Viridor targets net-negative emissions by 2045 through carbon capture technology

Viridor is aiming to have the technology installed and running at its Runcorn site (pictured) by 2026

Viridor has unveiled a five-step roadmap that will aim to deliver reductions in emissions across its operations and enabling it to reach net-zero by 2040. Then, by 2045, Viridor aims to remove more emissions than its operations produce, badging itself as a net negative emissions waste and recycling company.

With the majority of Viridor’s emissions coming from its Energy from Waste (EfW) facilities, the company will invest in Carbon Capture, Utilisation and Storage (CCUS). Viridor is aiming to have the technology installed and running at its Runcorn site by 2026. By 2040, CCUS infrastructure will aim to capture at least 1.6MTCO2 every year. CCUS will be used for negative emissions and Viridor will explore products that can be created from the captured carbon.

Viridor will aim to maximise the amount of waste that is recycled or reused to stop those facility emissions from rising in the first place.
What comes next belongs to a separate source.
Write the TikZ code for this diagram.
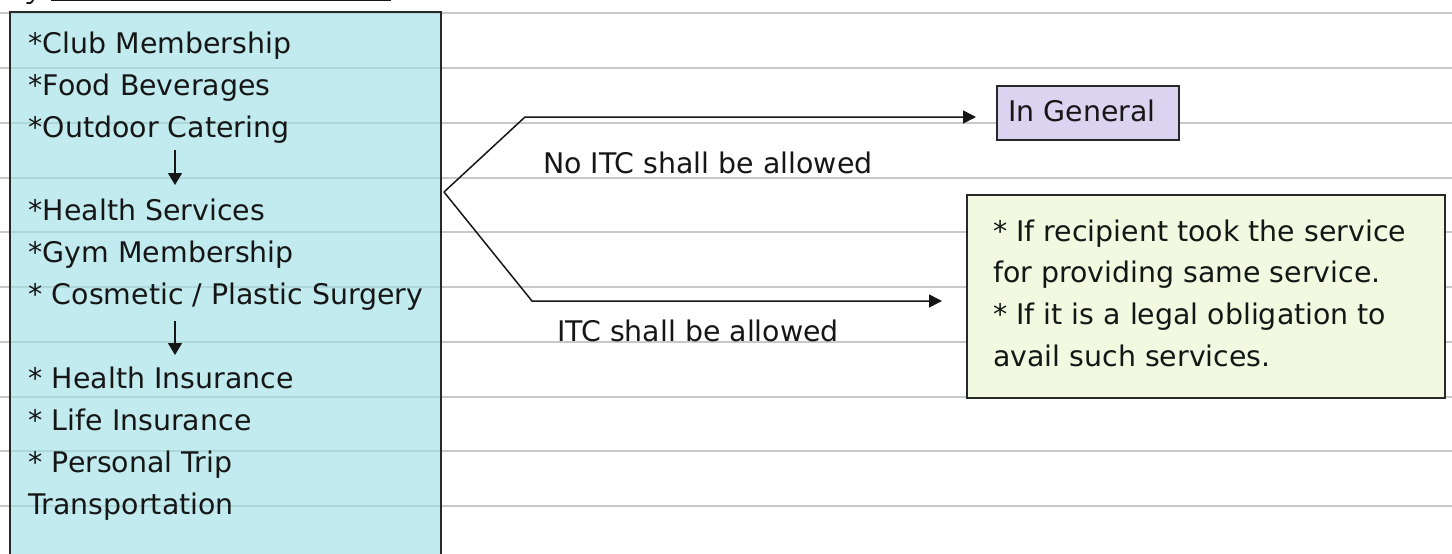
\documentclass[tikz,border=0pt]{standalone}
\usepackage{fontspec}
\setmainfont{DejaVu Sans}
\usetikzlibrary{arrows.meta}

\definecolor{ruleGrey}{RGB}{200,200,200}
\definecolor{listFill}{RGB}{158,224,228}
\definecolor{genFill}{RGB}{218,212,240}
\definecolor{condFill}{RGB}{243,249,225}
\definecolor{inkDark}{RGB}{22,22,22}
\definecolor{edgeDark}{RGB}{40,40,40}

\tikzset{
  ruleline/.style={draw=ruleGrey, line width=1.8pt},
  listbox/.style={draw=edgeDark, line width=2pt, fill=listFill, fill opacity=0.64,
                  anchor=north west, inner sep=0pt},
  plainbox/.style={draw=edgeDark, line width=1.8pt, anchor=north west, inner sep=0pt},
  txt/.style={anchor=base west, inner sep=0pt, text=inkDark,
              font=\fontsize{28.4}{30}\selectfont},
  flow/.style={draw=inkDark, line width=1.5pt,
               -{Triangle[length=13pt,width=13pt]}},
  downflow/.style={draw=inkDark, line width=1.4pt,
               -{Triangle[length=12pt,width=14pt]}},
}

\begin{document}
\begin{tikzpicture}[x=1pt,y=-1pt]
\useasboundingbox (0,0) rectangle (1452,554);

% heading remnant along the top edge
\draw[inkDark, line width=1.6pt] (51,0.6) -- (391,0.6);
\draw[inkDark, line width=1.8pt, line cap=round] (33,0) .. controls (32,3) and (29,4) .. (27,3);

% ruled paper lines
\foreach \yy in {13,68,123,178,232,287,342,397,451,506}
  \draw[ruleline] (0,\yy) -- (1452,\yy);

% list of blocked services
\node[listbox, minimum width=431.5pt, minimum height=560pt] (list) at (8.5,11) {};

\foreach \n/\k/\t in {l0/0/{*Club Membership},
                      l1/1/{*Food Beverages},
                      l2/2/{*Outdoor Catering},
                      l4/4/{*Health Services},
                      l5/5/{*Gym Membership},
                      l6/6/{* Cosmetic / Plastic Surgery},
                      l8/8/{* Health Insurance},
                      l9/9/{* Life Insurance},
                      l10/10/{* Personal Trip},
                      l11/11/{Transportation}}
  \node[txt] (\n) at (28.5, 53.3+41.9*\k) {\t};

% arrows between the groups
\coordinate (d1a) at (175,150);
\coordinate (d1b) at (175,185);
\coordinate (d2a) at (175,321);
\coordinate (d2b) at (175,355);
\draw[downflow] (d1a) -- (d1b);
\draw[downflow] (d2a) -- (d2b);

% outcome boxes
\node[plainbox, fill=genFill, minimum width=182pt, minimum height=54pt] (gen) at (996,85) {};
\node[txt] (gentxt) at (1008,121.7) {In General};

\node[plainbox, fill=condFill, minimum width=478pt, minimum height=203pt] (cond) at (966,194) {};
\node[txt] (c1) at (993,241)   {* If recipient took the service};
\node[txt] (c2) at (993,282.8) {for providing same service.};
\node[txt] (c3) at (993,324.7) {* If it is a legal obligation to};
\node[txt] (c4) at (993,366.6) {avail such services.};

% fork of the two branches
\coordinate (fork) at (444,192);
\coordinate (upbend) at (525,117);
\coordinate (uptip) at (976,117);
\coordinate (lowbend) at (532,301);
\coordinate (lowtip) at (942,301);
\draw[flow, line join=miter] (fork) -- (upbend) -- (uptip);
\draw[flow, line join=miter] (fork) -- (lowbend) -- (lowtip);

\node[txt] (nolbl) at (543,173) {No ITC shall be allowed};
\node[txt] (yeslbl) at (557,341) {ITC shall be allowed};
\end{tikzpicture}
\end{document}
The company will invest in new reprocessing facilities which will reduce the amount of waste heading to EfW facilities.

Viridor’s chief executive Kevin Bradshaw said: “Tackling the climate crisis requires bold action, and this pledge underlines Viridor’s ambition to drive the UK waste sector on its path to decarbonisation. We are committed to doing everything in our power to achieve net-zero and net negative emissions, recognising the critical role of carbon capture and storage in the process.

“We know we cannot do this alone, and are committed to working with the Government and industry to drive the policy changes needed to make this technology a reality. If we get this right the benefits for our industry, society and economy will be immense, and I am confident that the waste sector can play a vital role in tackling the UK’s carbon emissions.”

To promote CCUS, Viridor has today (20 May) joined the HyNet North West Consortium, working in partnership with Progressive Energy, which has been developing CCUS schemes in the UK for more than 20 years.

Additionally, Viridor will work to provide more homes and businesses with low-carbon heat.

Viridor is a founding member of the Heat Networks Industry Council (HNIC) – set up last year – that comprises of heat network operators and energy firms that delivers heat to almost 500,000 UK customers as an alternative from gas-boiler heating.

The Council has set out a new industry plan that will support between £30bn to £50bn of investment in the sector that creates 35,000 new jobs by 2050. The HNIC is also aiming to deliver universal zero-carbon heat networks by 2035 and upskill the supply chain and workforce to enable 18% of UK heat demand to be met through heat networks by 2050.

Heat accounts for more than a third of the UK’s greenhouse gas emissions and remains one of the biggest challenges for the nation to overcome as part of its transition to net-zero emissions by 2050.

While electric heat pumps and biomass boilers are common technologies across the UK’s housing stock and commercial buildings, most of the heat used by buildings and industries derives from fossil fuels. Natural gas – albeit blended somewhat with biomethane – is the “predominant source of heating for the vast majority of customers connected to the grid”, according to the Government’s own reports of the decarbonisation of heat. Around 75% of the UK’s current heating demand in buildings is met by natural gas.